CFYX-FM
- Rimouski, Quebec; Canada;
- Broadcast area: Rimouski-Neigette Regional County Municipality
- Frequency: 93.3 MHz
- Branding: CFYX 93

Programming
- Language: French
- Format: News/Talk
- Affiliations: Cogeco Rimouski Océanic

Ownership
- Owner: Groupe Radio Simard; (CFYX 99,3);

History
- First air date: October 9, 2007

Technical information
- Class: C1
- ERP: 18,200 watts

Links
- Website: cfyxrimouski.com

= CFYX-FM =

Radio station in Rimouski, Quebec, Canada

CFYX-FM is a French-language Canadian radio station located in Rimouski, Quebec.

Owned and operated by Radio Rimouski, part of Groupe Radio Simard, it broadcasts on 93.3 MHz with an effective radiated power of 18,197 watts using an omnidirectional antenna (class C1).

The station had a hot adult contemporary format under the FM 93 branding; although some programming from Cogeco-owned CHMP-FM and CKOI-FM in Montreal was aired.
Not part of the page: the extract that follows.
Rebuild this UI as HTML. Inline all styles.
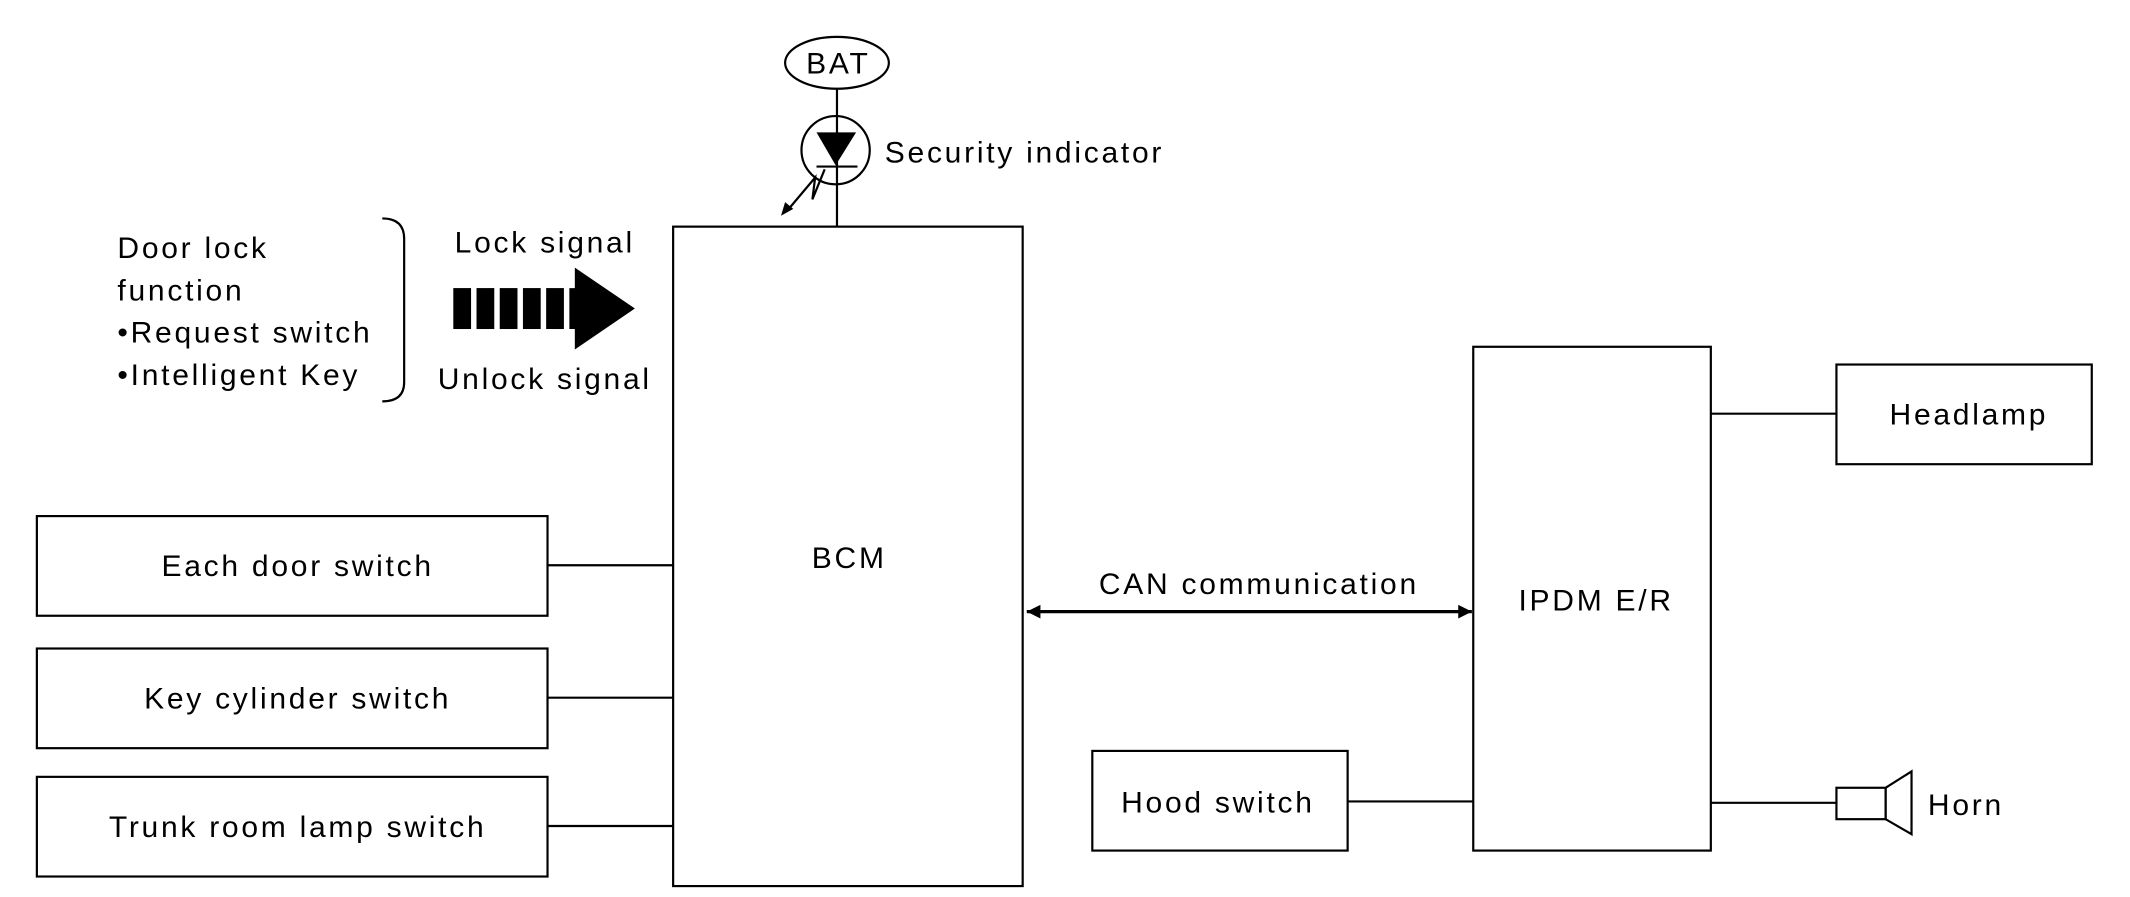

It is now a relay for the programming of CHMP-FM, with the exception of local shows airing in the morning, lunch and afternoon segments.

The station received CRTC approval in 2006 and went on the air on October 9, 2007 at 7 a.m.; part of its programming comes from the Cogeco Diffusion network. The station's original call sign (as assigned in November 2006) was CIEL-FM-6, but it was changed to CFYX-FM in May 2007.

On December 11, 2008, the station was authorized by the CRTC to add a rebroadcaster on 103.1 FM in Rivière-du-Loup.

On July 6, 2011, the station applied to add a new FM transmitter at Amqui. The proposed transmitter in Amqui was to be operated at 92.7 MHz; the application was withdrawn on September 23, 2011.

Former logo

On February 28, 2012 at 5:30 p.m., station management had shut down the station; executives deemed the station unprofitable. The station was put back on air on July 10, 2013.